Upon motion this day made unto this Court by Mr. L. being of counsel with the plaintiff, it was alleged, that upon the

hearing of this cause the 3d of July last, it was ordered and decreed that the defendants should restore possession of the lands contained in a former decree in the pleadings mentioned to the plaintiff, and an injunction was awarded for quieting him in such possession, and the defendants were to account for the profits since their entry, and to pay the plaintiff his costs of this suit; which decree hath been since duly signed and enrolled. (2) That the plaintiff having made diligent search and inquiry after the said defendants to serve them with the writ of execution of the said decree, and they absconding and keeping out of the way on purpose to avoid such service, as by affidavit appeared, it was on the 25th of November last ordered, that service of the said writ of execution of the said decree upon the said defendant's clerk in Court should be deemed good service of the said defendants. (3) That the writ of execution of the said decree hath been accordingly served, and possession demanded by virtue of a letter of attorney, (4) and the defendants are now in contempt to an attachment (5) for breach of the said decree, and in not restoring possession, which they at first obtained by a forcible entry; it was therefore prayed that &c. Whereupon it is ordered that an injunction be awarded to enjoin the defendants and the tenants in possession of the said premises to restore the possession of the said premises in question to the plaintiff, pursuant to the decree in the cause. Dene v. Abell, L. C. 10th December, 1728. Reg. Lib. A. 1728. fol. 37. S. C. (Done v. Holt,) cited 2 Dick. 620.

For like orders. See Harr. 522. Equity Draftsman, 624.
For writ of injunction to deliver possession.
Curs. Canc. 370.

See Harr. 559.

NOTES.

(1) See No. IX. Note, post.

(2) See Writ of Execution, No. I. Note, ante.

(3) See Service of Writ, No. I. Note, ante.

(4) See Mode of compelling Payment, No. V. Note, ante. (5) See No. IX. Note, post.

No.
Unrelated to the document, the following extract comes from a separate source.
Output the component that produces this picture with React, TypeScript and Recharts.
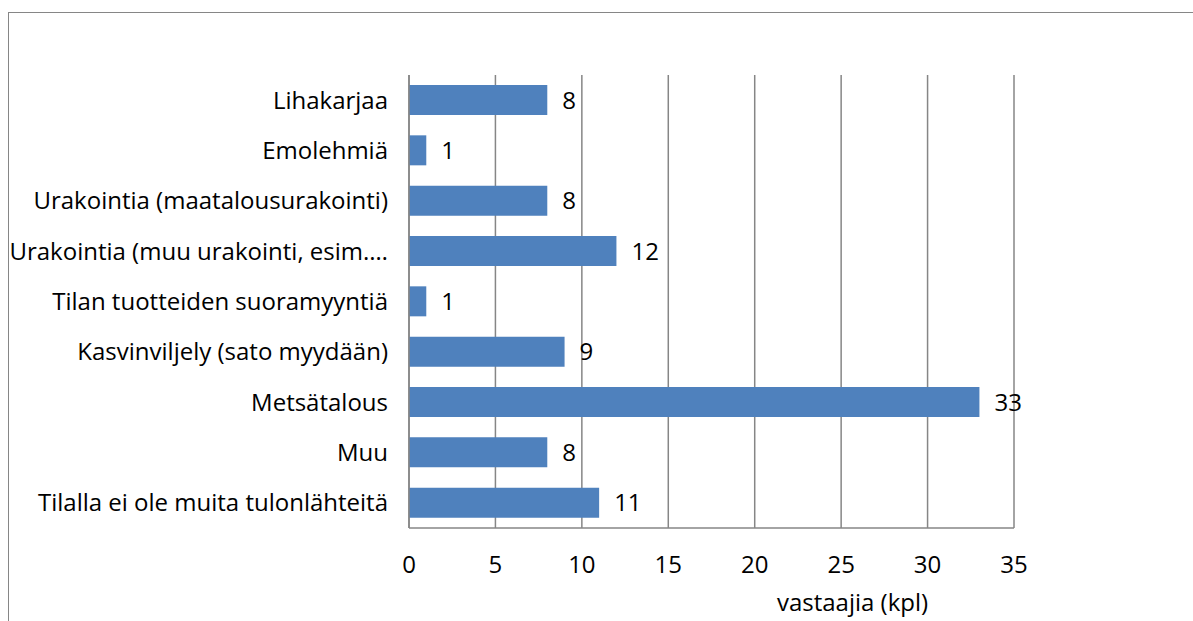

IX.

ORDER FOR WRIT OF ASSISTANCE.

Whereas by an order of the 10th of December last, for the reasons therein contained, it was ordered that an injunction should be awarded to enjoin the defendants and the tenants in possession of the premises in question to restore the possession thereof to the plaintiff, pursuant to the decree in this cause; now upon opening of the matter this present day unto the Court by Mr. L. of counsel with the plaintiff, it was alleged that the defendants absconding, the plaintiff on the 19th day of December last went on the premises in question, and there found S. L. and Rebecca Abell, wife of Philip Abell, jun. son of the said defendant Abell, in possession, which they declared they kept for the defendant Abell, and served them, as also J. T. who was in possession of some part of the said premises, with copies of the said injunction, and at the same time demanded of them possession of the said premises, which they refused to deliver, as by an affidavit now read appears. It is thereupon ordered that a writ of assistance do issue, directed to the sheriff of the county of Devon, to put the plaintiff into possession of the premises in question, pursuant to the said decree. Dene v. Abell, L. C. 14th January, 1728-9. Reg. Lib. A. 1728. fol. 94. S. C. (Done v. Holt) cited 2 Dick. 620.

NOTE.

Mode of compelling Party to deliver Possession.

Upon service of the writ of execution of the decree, and default, an attachment issues without order, which is not executed, but only issued as a foundation for subsequent process. See Dene v. Abell, No. VII. supra. Dove v. Dove, 2 Dick. 618, 619. S. C. 1 Bro.

376. 1 Cox, 101.

Upon the issuing of the attachment an order will be made for an injunction to the party to deliver possession as of course. See Dene v. Abell, No. VIII. supra. Dove v. Dove, supra. Gilb. For. Rom. 86. 191. And see Huguenin v. Baseley, 15 Ves. 180. Stribley v. Hawkie, 3 Atk. 275.